If you’re going to study anything, study marketing.
For 3 years, nearly everything I studied had to do with success principles and finance. Then came time management which ended up being my specialty. I didn’t even touch marketing for the first few years.
You might recognize them as what I refer to as the four pillars.
A few years back, if someone had asked me what they should study I would have recommended success principles because they lay the foundation for everything else.
However, today I am of the mind that as many of the best underground marketers (Frank Kern, Jay Abraham, Brendon Burchard, Dan Kennedy, etc) actually sneak in success principles so people might be better off starting with marketing.
Now I’m not saying to run over to your local bookstore and pick up a marketing book used at universities. That’s what some people would do.
Instead, I’m saying to go online, look into the individuals I mentioned above and see if you like what you see.
You’ve got YouTube, forums and sites such as mine to help introduce you to some of the best minds out there.
Even if you’re not able to attend their seminars due to location, there’s always eBay where you’ll be able to pick up some of their materials at a fraction of the cost.
Why I am so into marketing these days?
Because believe it or not, whether you’re self-employed or work for a company, whether you’re a parent or single, you are always marketing.
As Keith Cunningham says, “If you do not consciously create good habits, you will unconsciously create bad habits.” The same is true with marketing.
We need to consciously create who we are.
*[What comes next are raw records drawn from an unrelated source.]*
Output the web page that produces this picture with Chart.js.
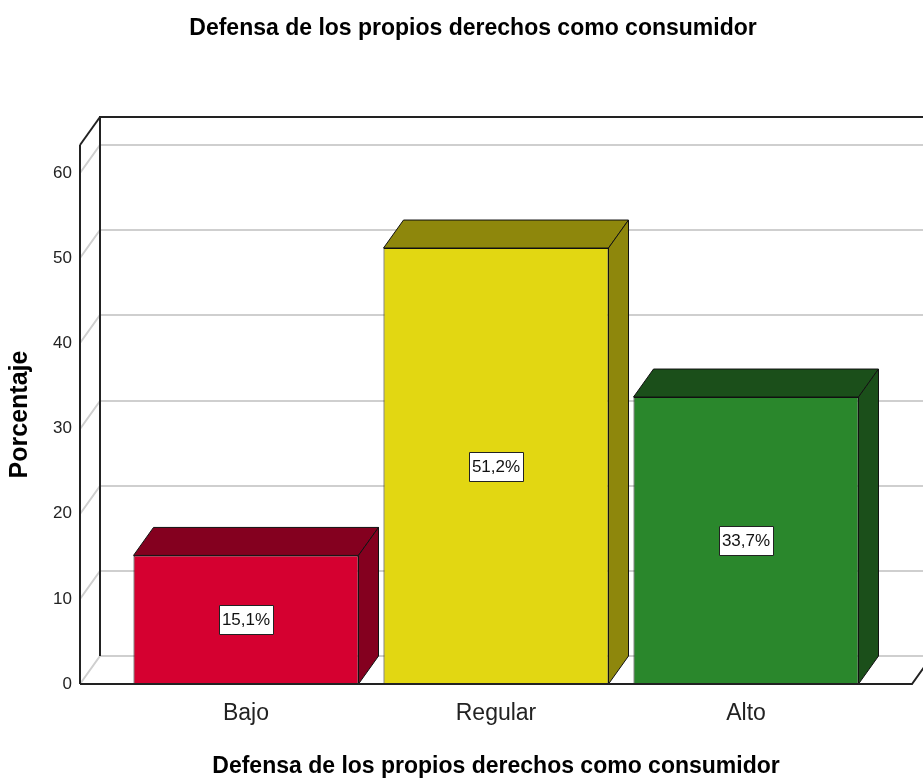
<!DOCTYPE html>
<html><head><meta charset="utf-8">
<script src="https://cdn.jsdelivr.net/npm/chart.js@4.4.1/dist/chart.umd.min.js"></script>
<style>
html,body{margin:0;padding:0;background:#fff;overflow:hidden;width:923px;height:780px}
#wrap{position:absolute;left:0;top:0;width:946px;height:780px}
</style>
</head><body>
<div id="wrap"><canvas id="c" width="946" height="780"></canvas></div>
<script>
const chartTitle = 'Defensa de los propios derechos como consumidor';
const axisTitleX = 'Defensa de los propios derechos como consumidor';
const axisTitleY = 'Porcentaje';
const categories = ['Bajo', 'Regular', 'Alto'];
const percentages = [15.1, 51.2, 33.7];
const yTicks = [0, 10, 20, 30, 40, 50, 60];
const frontColors = ['#d50030', '#e2d712', '#2a872c'];
const shadeColors = ['#84001f', '#8e870c', '#1b4f1a'];

const FONT = "'Liberation Sans', Arial, sans-serif";
const DEPTH_X = 20, DEPTH_Y = -28;

const frame3d = {
  id: 'frame3d',
  beforeDatasetsDraw(chart) {
    const { ctx, chartArea: a, scales } = chart;
    const ys = scales.y;
    ctx.save();
    ctx.strokeStyle = '#cfcfcf';
    ctx.lineWidth = 2;
    yTicks.forEach(v => {
      const y = Math.round(ys.getPixelForValue(v));
      ctx.beginPath();
      ctx.moveTo(a.left, y);
      ctx.lineTo(a.left + DEPTH_X, y + DEPTH_Y);
      ctx.lineTo(a.right + DEPTH_X + 40, y + DEPTH_Y);
      ctx.stroke();
    });
    ctx.strokeStyle = '#222';
    ctx.lineWidth = 2;
    ctx.beginPath();
    ctx.moveTo(a.left + DEPTH_X, a.bottom + DEPTH_Y);
    ctx.lineTo(a.left + DEPTH_X, a.top + DEPTH_Y);
    ctx.lineTo(a.right + DEPTH_X + 40, a.top + DEPTH_Y);
    ctx.stroke();
    ctx.beginPath();
    ctx.moveTo(a.left, a.top);
    ctx.lineTo(a.left + DEPTH_X, a.top + DEPTH_Y);
    ctx.stroke();
    ctx.beginPath();
    ctx.moveTo(a.left, a.bottom);
    ctx.lineTo(a.left, a.top);
    ctx.stroke();
    ctx.beginPath();
    ctx.moveTo(a.left, a.bottom);
    ctx.lineTo(a.right, a.bottom);
    ctx.lineTo(a.right + DEPTH_X, a.bottom + DEPTH_Y);
    ctx.stroke();
    ctx.restore();
  },
  afterDatasetsDraw(chart) {
    const { ctx } = chart;
    const meta = chart.getDatasetMeta(0);
    ctx.save();
    ctx.lineWidth = 1;
    ctx.strokeStyle = '#111';
    ctx.lineJoin = 'round';
    meta.data.forEach((bar, i) => {
      const p = bar.getProps(['x', 'y', 'base', 'width'], true);
      const l = p.x - p.width / 2, r = p.x + p.width / 2;
      const t = p.y, b = p.base;
      ctx.fillStyle = shadeColors[i];
      ctx.strokeStyle = '#111';
      ctx.beginPath();
      ctx.moveTo(l, t);
      ctx.lineTo(l + DEPTH_X, t + DEPTH_Y);
      ctx.lineTo(r + DEPTH_X, t + DEPTH_Y);
      ctx.lineTo(r, t);
      ctx.closePath();
      ctx.fill(); ctx.stroke();
      ctx.beginPath();
      ctx.moveTo(r, t);
      ctx.lineTo(r + DEPTH_X, t + DEPTH_Y);
      ctx.lineTo(r + DEPTH_X, b + DEPTH_Y);
      ctx.lineTo(r, b);
      ctx.closePath();
      ctx.fill(); ctx.stroke();
      const txt = percentages[i].toFixed(1).replace('.', ',') + '%';
      ctx.font = '17px ' + FONT;
      const tw = ctx.measureText(txt).width;
      const cy = (t + b) / 2;
      const bw = Math.round(tw + 6), bh = 29;
      const bx = Math.round(p.x - bw / 2) + 0.5, by = Math.round(cy - bh / 2) + 0.5;
      ctx.fillStyle = '#fff';
      ctx.fillRect(bx, by, bw, bh);
      ctx.strokeStyle = '#222';
      ctx.strokeRect(bx, by, bw, bh);
      ctx.fillStyle = '#111';
      ctx.textAlign = 'center';
      ctx.textBaseline = 'middle';
      ctx.fillText(txt, p.x, cy + 1);
    });
    const a = chart.chartArea;
    ctx.strokeStyle = '#222';
    ctx.lineWidth = 2;
    ctx.beginPath();
    ctx.moveTo(a.left, a.bottom);
    ctx.lineTo(a.right, a.bottom);
    ctx.stroke();
    ctx.restore();
  }
};

new Chart(document.getElementById('c'), {
  type: 'bar',
  data: {
    datasets: [{
      data: categories.map((c, i) => ({ x: i, y: percentages[i] })),
      backgroundColor: frontColors,
      borderColor: '#111',
      borderWidth: 1,
      categoryPercentage: 1,
      barPercentage: 0.9,
      yAxisID: 'y'
    }]
  },
  options: {
    responsive: false,
    animation: false,
    layout: { padding: 0 },
    plugins: {
      legend: { display: false },
      tooltip: { enabled: false },
      title: {
        display: true,
        text: chartTitle,
        color: '#000',
        font: { family: FONT, size: 23, weight: 'bold', lineHeight: 1.2 },
        padding: { top: 15, bottom: 102.4 }
      }
    },
    scales: {
      x: {
        type: 'linear',
        offset: false,
        min: -0.664,
        max: 2.664,
        grid: { display: false },
        border: { display: false },
        afterBuildTicks: s => { s.ticks = categories.map((c, i) => ({ value: i })); },
        afterFit: s => { s.height = 96; },
        ticks: {
          autoSkip: false,
          maxRotation: 0,
          color: '#222',
          font: { family: FONT, size: 23 },
          padding: 8,
          callback: v => categories[v]
        },
        title: {
          display: true,
          text: axisTitleX,
          color: '#000',
          font: { family: FONT, size: 23, weight: 'bold', lineHeight: 1.2 },
          padding: { top: 0, bottom: 0 }
        }
      },
      y: {
        min: 0,
        max: 63.3,
        grid: { display: false },
        border: { display: false },
        afterBuildTicks: s => { s.ticks = yTicks.map(v => ({ value: v })); },
        afterFit: s => { s.width = 80; },
        ticks: {
          color: '#222',
          font: { family: FONT, size: 17 },
          padding: 0
        },
        title: {
          display: true,
          text: axisTitleY,
          color: '#000',
          font: { family: FONT, size: 25, weight: 'bold', lineHeight: 1.2 },
          padding: { top: 5, bottom: 0 }
        }
      },
      yRight: {
        type: 'linear',
        position: 'right',
        display: true,
        grid: { display: false },
        border: { display: false },
        ticks: { display: false },
        afterFit: s => { s.width = 34; }
      }
    }
  },
  plugins: [frame3d]
});
</script>
</body></html>
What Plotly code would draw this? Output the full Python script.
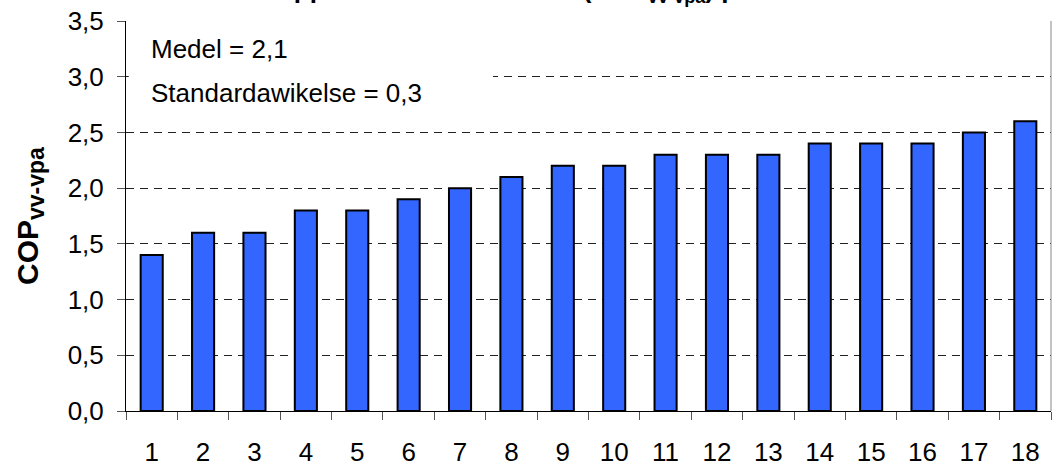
import plotly.graph_objects as go

categories = [str(i) for i in range(1, 19)]
values = [1.4, 1.6, 1.6, 1.8, 1.8, 1.9, 2.0, 2.1, 2.2, 2.2, 2.3, 2.3, 2.3, 2.4, 2.4, 2.4, 2.5, 2.6]
stats_lines = ["Medel = 2,1", "Standardawikelse = 0,3"]
title_text = "Uppmätt årsvärmefaktor (COP<sub>vv-vpa</sub>) per hus"
ytitle_text = "COP<sub><span style='font-size:23px'>vv-vpa</span></sub>"

FONT = "Liberation Sans, Arial, sans-serif"
W, H = 1053, 466
L, R, T, B = 126, 2, 21, 55
PH = H - T - B
PW = W - L - R

fig = go.Figure()
fig.add_trace(go.Bar(
    x=categories, y=values, width=0.43,
    marker=dict(color="#3366FF", line=dict(color="black", width=2)),
))

fig.update_layout(
    width=W, height=H,
    margin=dict(l=L, r=R, t=T, b=B, autoexpand=False),
    paper_bgcolor="white", plot_bgcolor="white",
    separators=", ",
    showlegend=False,
    font=dict(family=FONT, size=26, color="black"),
)
fig.update_xaxes(
    type="category", range=[-0.5, 17.5], automargin=False,
    showline=True, linecolor="black", linewidth=1,
    ticks="outside", tickson="boundaries", ticklen=8, tickcolor="#555", tickwidth=1,
    showgrid=False, ticklabelstandoff=18,
    tickfont=dict(size=26),
)
fig.update_yaxes(
    range=[0, 3.5], dtick=0.5, tickformat=".1f", automargin=False,
    showline=True, linecolor="black", linewidth=1,
    ticks="outside", ticklen=8, tickcolor="#555", tickwidth=1,
    showgrid=True, gridcolor="#222", gridwidth=1, griddash="8px,6px",
    zeroline=False, ticklabelstandoff=8,
    tickfont=dict(size=26),
)

# white box behind statistics text
fig.add_shape(type="rect", xref="paper", yref="y", x0=0.003, x1=(493 - L) / PW,
              y0=2.9, y1=3.4, fillcolor="white", line=dict(width=0), layer="above")
# right border
fig.add_shape(type="line", xref="paper", yref="paper", x0=1, x1=1, y0=0, y1=1,
              line=dict(color="#888", width=1))

for i, (txt, ypx) in enumerate(zip(stats_lines, [49, 93])):
    fig.add_annotation(xref="paper", yref="paper", x=(149 - L) / PW, xanchor="left",
                       y=1 + (T - ypx) / PH, yanchor="middle", text=txt, showarrow=False,
                       font=dict(size=26, family=FONT))

fig.add_annotation(xref="paper", yref="paper", x=(30 - L) / PW, xanchor="center",
                   y=0.5, yanchor="middle", text=ytitle_text, textangle=-90, showarrow=False,
                   font=dict(size=30, family=FONT, weight="bold"))

fig.add_annotation(xref="paper", yref="paper", x=(545 - L) / PW, xanchor="center",
                   y=1 + (T - 9) / PH, yanchor="bottom", text=title_text, showarrow=False,
                   font=dict(size=26, family=FONT, weight="bold"))

fig.write_html("out.html", post_script="document.body.style.margin='0';",
               config={"displayModeBar": False})
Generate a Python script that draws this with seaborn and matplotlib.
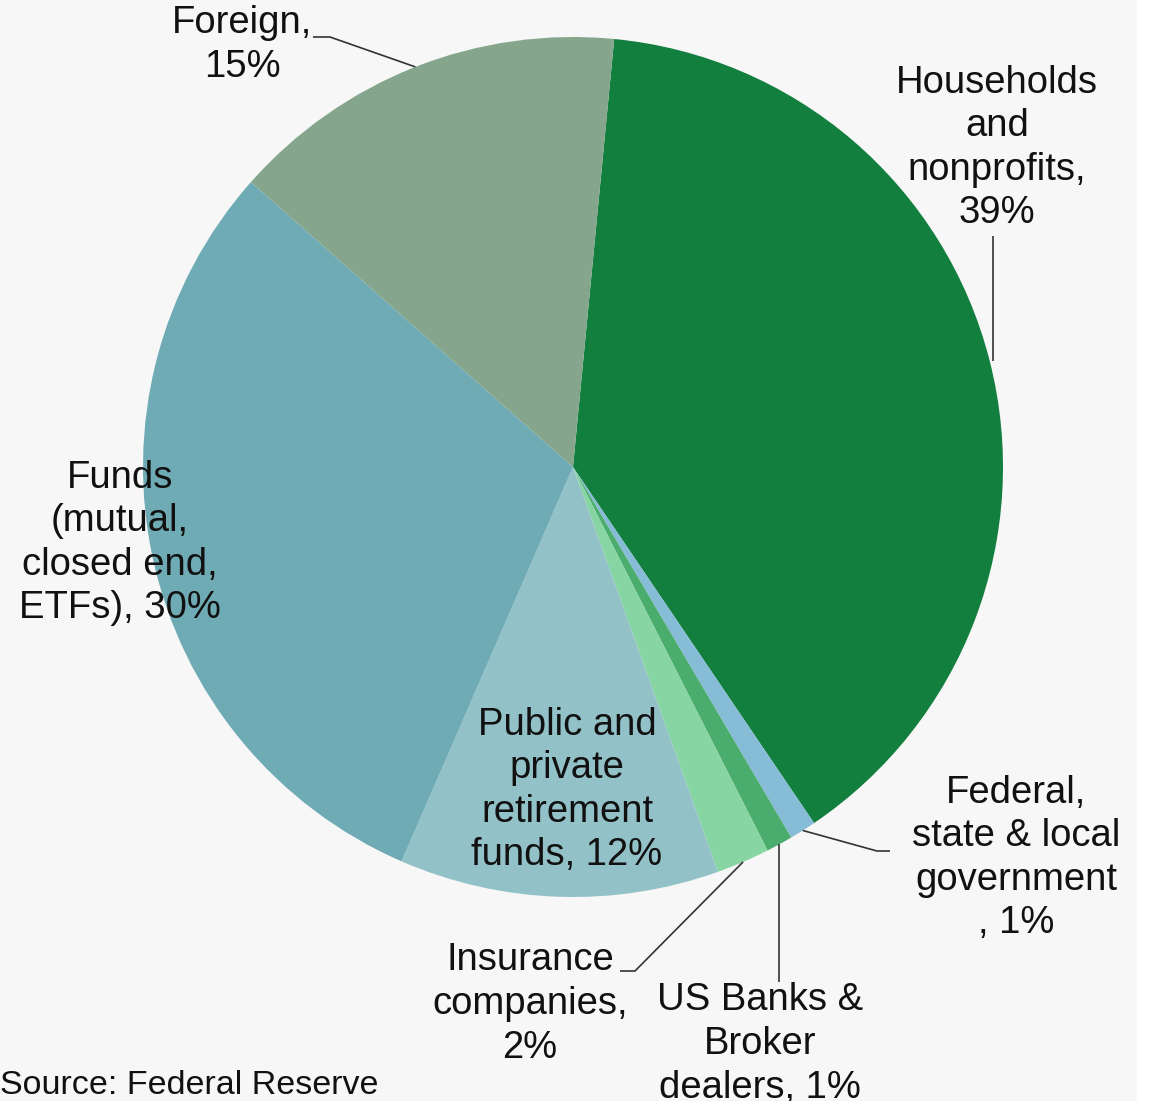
import numpy as np
import matplotlib
matplotlib.use("Agg")
import matplotlib.pyplot as plt
from matplotlib.patches import Rectangle
import seaborn as sns

# Holders of US corporate equities, share of total (%)
categories = [
    "Households and nonprofits",
    "Federal, state & local government",
    "US Banks & Broker dealers",
    "Insurance companies",
    "Public and private retirement funds",
    "Funds (mutual, closed end, ETFs)",
    "Foreign",
]
shares = [39, 1, 1, 2, 12, 30, 15]
label_templates = [
    "Households\nand\nnonprofits,\n{}%",
    "Federal,\nstate & local\ngovernment\n, {}%",
    "US Banks &\nBroker\ndealers, {}%",
    "Insurance\ncompanies,\n{}%",
    "Public and\nprivate\nretirement\nfunds, {}%",
    "Funds\n(mutual,\nclosed end,\nETFs), {}%",
    "Foreign,\n{}%",
]
slice_colors = ["#137f3e", "#86bcd6", "#4bad6d", "#87d5a2", "#93c1c8", "#6fabb5", "#85a68c"]
source_note = "Source: Federal Reserve"

sns.set_theme(style="white")
plt.rcParams["font.family"] = ["Liberation Sans", "DejaVu Sans"]
palette = sns.color_palette(slice_colors)

W, H = 1150, 1101
fig = plt.figure(figsize=(W / 100, H / 100), dpi=100)
fig.patch.set_facecolor("white")
ax = fig.add_axes([0, 0, 1, 1])


def up(y):
    """Convert a top-down pixel row into the axis' bottom-up coordinate."""
    return H - y


ax.add_patch(Rectangle((0, 0), 1137, H, facecolor="#f7f7f7", edgecolor="none", zorder=0))

cx, cy, R = 573, up(467), 430
wedges, _ = ax.pie(
    shares,
    colors=palette,
    startangle=84.5,
    counterclock=False,
    center=(cx, cy),
    radius=R,
    wedgeprops=dict(linewidth=0, zorder=1),
)
ax.set_xlim(0, W)
ax.set_ylim(0, H)
ax.set_aspect("equal")
ax.axis("off")


def edge_point(w):
    mid = np.deg2rad((w.theta1 + w.theta2) / 2)
    return cx + R * np.cos(mid), cy + R * np.sin(mid)


fs = 27.5
text_kw = dict(fontsize=fs, ha="center", va="center", color="#111111", linespacing=1.27, zorder=5)
label_pos = [(997, 148), (1016, 858), (760, 1044), (530, 1004), (567, 790), (120, 543), (242, 45)]
for tmpl, v, (tx, ty) in zip(label_templates, shares, label_pos):
    ax.text(tx, up(ty), tmpl.format(v), **text_kw)

line_kw = dict(color="#333333", linewidth=1.2, zorder=4, solid_capstyle="butt")

# Households: straight vertical leader up to the label
ex, ey = edge_point(wedges[0])
ax.plot([ex + 3, ex + 3], [ey, up(236)], **line_kw)
# Federal, state & local government
ex, ey = edge_point(wedges[1])
ax.plot([ex, 877, 890], [ey, up(851), up(851)], **line_kw)
# US Banks & Broker dealers
ex, ey = edge_point(wedges[2])
ax.plot([ex, ex], [ey, up(982)], **line_kw)
# Insurance companies
ex, ey = edge_point(wedges[3])
ax.plot([ex, 635, 620], [ey, up(971), up(971)], **line_kw)
# Foreign
ex, ey = edge_point(wedges[6])
ax.plot([ex, 330, 313], [ey, up(37), up(37)], **line_kw)

ax.text(0, up(1085), source_note, fontsize=24.5, ha="left", va="center", color="#111111", zorder=5)

fig.savefig("out.png", dpi=100, facecolor=fig.get_facecolor())
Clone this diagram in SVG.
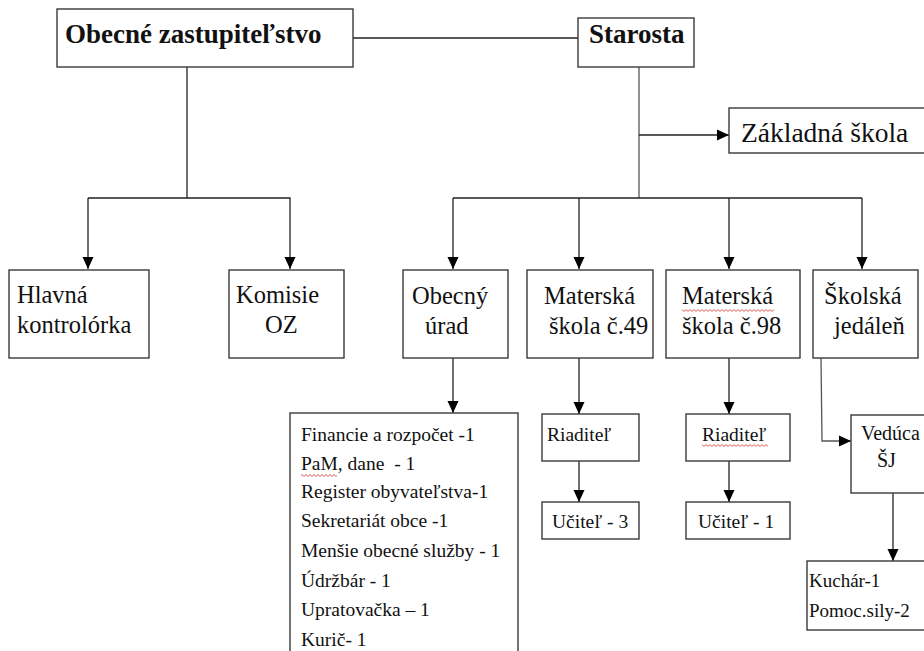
<svg xmlns="http://www.w3.org/2000/svg" width="924" height="651" viewBox="0 0 924 651" font-family="'Liberation Serif','Times New Roman',serif">
<style>
.box{fill:#fff;stroke:#3a3a3a;stroke-width:1.4}
.c{fill:none;stroke:#222;stroke-width:1.3}
.cg{fill:none;stroke:#555;stroke-width:1.3}
text{font-family:"Liberation Serif","Times New Roman",serif;fill:#111}
.b{font-weight:bold;font-size:27px}
.m{font-size:24.5px}
.s{font-size:19.5px}
.sq{fill:url(#squig)}
</style>
<defs>
<marker id="ah" markerUnits="userSpaceOnUse" markerWidth="12" markerHeight="12" refX="12" refY="6" orient="auto">
<path d="M0,0.5 L12,6 L0,11.5 z" fill="#000"/>
</marker>
<pattern id="squig" patternUnits="userSpaceOnUse" width="4" height="3">
<path d="M0,2.4 L2,0.6 L4,2.4" fill="none" stroke="#e03030" stroke-width="0.8"/>
</pattern>
</defs>

<g id="connectors">
<line class="c" x1="353" y1="38" x2="578" y2="38"/>
<line class="c" x1="187" y1="67" x2="187" y2="198"/>
<polyline class="c" points="88,198 290,198 290,269" marker-end="url(#ah)"/>
<line class="c" x1="88" y1="198" x2="88" y2="269" marker-end="url(#ah)"/>
<line class="cg" x1="639" y1="67" x2="639" y2="198"/>
<line class="c" x1="639" y1="135" x2="729" y2="135" marker-end="url(#ah)"/>
<line class="c" x1="453" y1="198" x2="862" y2="198"/>
<line class="c" x1="453" y1="198" x2="453" y2="269" marker-end="url(#ah)"/>
<line class="c" x1="579" y1="198" x2="579" y2="269" marker-end="url(#ah)"/>
<line class="c" x1="729" y1="198" x2="729" y2="269" marker-end="url(#ah)"/>
<line class="c" x1="862" y1="198" x2="862" y2="269" marker-end="url(#ah)"/>
<line class="c" x1="453" y1="358" x2="453" y2="413" marker-end="url(#ah)"/>
<line class="c" x1="579" y1="358" x2="579" y2="414" marker-end="url(#ah)"/>
<line class="c" x1="729" y1="358" x2="729" y2="414" marker-end="url(#ah)"/>
<line class="c" x1="579" y1="461" x2="579" y2="502" marker-end="url(#ah)"/>
<line class="c" x1="729" y1="461" x2="729" y2="502" marker-end="url(#ah)"/>
<polyline class="cg" points="821,358 822,441 851,441" marker-end="url(#ah)"/>
<line class="c" x1="893" y1="493" x2="893" y2="561" marker-end="url(#ah)"/>
</g>

<g id="obecne-zastupitelstvo">
<rect class="box" x="57" y="9" width="296" height="58"/>
<text class="b" x="65" y="43">Obecné zastupiteľstvo</text>
</g>
<g id="starosta">
<rect class="box" x="578" y="18" width="116" height="49"/>
<text class="b" x="589" y="43">Starosta</text>
</g>
<g id="zakladna-skola">
<rect class="box" x="729" y="108" width="205" height="45"/>
<text x="741" y="142" style="font-size:27.5px">Základná škola</text>
</g>
<g id="hlavna-kontrolorka">
<rect class="box" x="9" y="270" width="140" height="88"/>
<text class="m" x="17" y="303">Hlavná</text>
<text class="m" x="17" y="333">kontrolórka</text>
</g>
<g id="komisie-oz">
<rect class="box" x="229" y="270" width="115" height="88"/>
<text class="m" x="236" y="303">Komisie</text>
<text class="m" x="265" y="333">OZ</text>
</g>
<g id="obecny-urad">
<rect class="box" x="403" y="270" width="105" height="88"/>
<text class="m" x="412" y="304">Obecný</text>
<text class="m" x="425" y="334">úrad</text>
</g>
<g id="materska-skola-49">
<rect class="box" x="527" y="270" width="126" height="88"/>
<text class="m" x="544" y="304">Materská</text>
<text class="m" x="549" y="334">škola č.49</text>
</g>
<g id="materska-skola-98">
<rect class="box" x="666" y="270" width="134" height="88"/>
<text class="m" x="682" y="304">Materská</text>
<rect class="sq" x="682" y="309" width="92" height="3"/>
<text class="m" x="682" y="334">škola č.98</text>
</g>
<g id="skolska-jedalen">
<rect class="box" x="813" y="270" width="105" height="88"/>
<text class="m" x="824" y="304">Školská</text>
<text class="m" x="834" y="334">jedáleň</text>
</g>
<g id="obecny-urad-zoznam">
<rect class="box" x="290" y="413" width="228" height="250"/>
<text class="s" x="301" y="441">Financie a rozpočet -1</text>
<text class="s" x="301" y="470" xml:space="preserve">PaM, dane  - 1</text>
<rect class="sq" x="301" y="474" width="36" height="3"/>
<text class="s" x="301" y="498">Register obyvateľstva-1</text>
<text class="s" x="301" y="527">Sekretariát obce -1</text>
<text class="s" x="301" y="557">Menšie obecné služby - 1</text>
<text class="s" x="301" y="587">Údržbár - 1</text>
<text class="s" x="301" y="616">Upratovačka – 1</text>
<text class="s" x="301" y="646">Kurič- 1</text>
</g>
<g id="riaditel-49">
<rect class="box" x="542" y="414" width="97" height="47"/>
<text class="s" x="547" y="441">Riaditeľ</text>
</g>
<g id="ucitel-3">
<rect class="box" x="542" y="502" width="97" height="37"/>
<text class="s" x="552" y="528">Učiteľ - 3</text>
</g>
<g id="riaditel-98">
<rect class="box" x="686" y="414" width="104" height="47"/>
<text class="s" x="702" y="441">Riaditeľ</text>
<rect class="sq" x="702" y="444" width="66" height="3"/>
</g>
<g id="ucitel-1">
<rect class="box" x="686" y="502" width="104" height="37"/>
<text class="s" x="698" y="528">Učiteľ - 1</text>
</g>
<g id="veduca-sj">
<rect class="box" x="851" y="415" width="90" height="78"/>
<text x="861" y="440" style="font-size:20px">Vedúca</text>
<text x="877" y="467" style="font-size:20px">ŠJ</text>
</g>
<g id="kuchar">
<rect class="box" x="807" y="561" width="130" height="69"/>
<text class="s" x="809" y="587" style="font-size:19px">Kuchár-1</text>
<text class="s" x="809" y="617" style="font-size:19px">Pomoc.sily-2</text>
</g>
</svg>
From the moment we leave our house in the morning, or jump online via social media, we are creating our image, so it’s critical you create the image you want for yourself.
Each day I put two to three quotes on my fan pages; something interesting, something funny, and something that will (hopefully) catch people’s eyes.
Share something of value with your followers, every single day.
That applies whether you have 10 clients or 2,000.
So when I came across an article the other day on some marketing masters I thought I’d share some of the secrets that I’ve discovered from seven of the best minds out there
#1 Seth Godin: Be remarkable
Today, we have the attention span of gnats. That’s just what the Internet has done to us. If we don’t like a website in the first 15 seconds, we’re gone. You’ve got to stand out to the market, somehow. You do that by being the best, being unique, being cutting edge, being retro, being crazy, being different, being something. As he puts it, “being the purple cow in a field of black and white Jersey cattle” is powerful. It’s not just enough to get someone’s attention; you can run naked down Main Street to get attention.
#2 Steve Jobs: Design matters
Despite what you might think, Apple did not create the MP3 player…but it’s pretty much the only one left standing and the iPod set the stage the Apple’s huge growth. The iPod, iPhone, iPad, even the Mac mini and Macbook weren’t just products but statements. Apple is kwown for creating products that work. Steve Jobs added the cool factor as well. Design might not be everything, but it’s still pretty darn important.
#3 Walt Disney: Dream big
If there’s one lesson Walt Disney taught me it’s that you’ve got to dream big. Not many people would have been able to turn what was once swampland in Florida into what is today known as Disney World and one of the most popular destinations in America. Catering to family, fun, happiness…three things that never go out of style, it’s no wonder Disney is as powerful as it is today.
#4 David Ogilvy: Never stop testing
David Ogilvy is considered the “Father of Advertising.” He was the master of the “split test,” where two versions of an ad were published at the same time, but “coded” with a unique way for consumers to respond, so the winning ad could be identified, then rolled out nationally. One of his most famous quotes: “Never stop testing, and your advertising will never stop improving.”
#5 Michael Jordan: Excellence sells
Michael Jordan may not be a marketer per say, but his show brand still dominates the basketball world despite having retired from the sport more than ten years ago. During his years with the Chicago Bulls Michael dominated the game on both ends of the court and sponsored everything from breakfast cereal and sports drinks to underwear and healthcare. Even today it has been estimated that he earns $60 million from Nike royalties alone. If there’s one thing Jordan has taught us, excellence sells.
#6 Tim Ferriss: Make the huge promise
Tim Ferriss, author of The 4-Hour Workweek, is a relatively new kid on the block which his best selling book coming out just six years ago. He taught us that we love to consume huge, hyped up promises, even when we know they’re insanely unrealistic. Join the “new rich” by only working four hours a week. Who wouldn’t want that? Crazy, maybe. Marketing genius, definitely.
#7 Mary Kay Ash: Make other people feel special
Mary Kay Ash is well known for her marketing innovations which included giving expensive gifts (PINK Cadillacs were probably the most memorable), offering incentives for recruiting others and an emphasis on direct sales through friends and family. But if there’s one thing I remember about her story it’s that she constantly encouraged both the corporate staff and the independent sales force to act as if each person they met was wearing a sign around his or her neck that read “Make me feel important”.
Seven simple concepts that are worth their weight in gold and can apply to any business.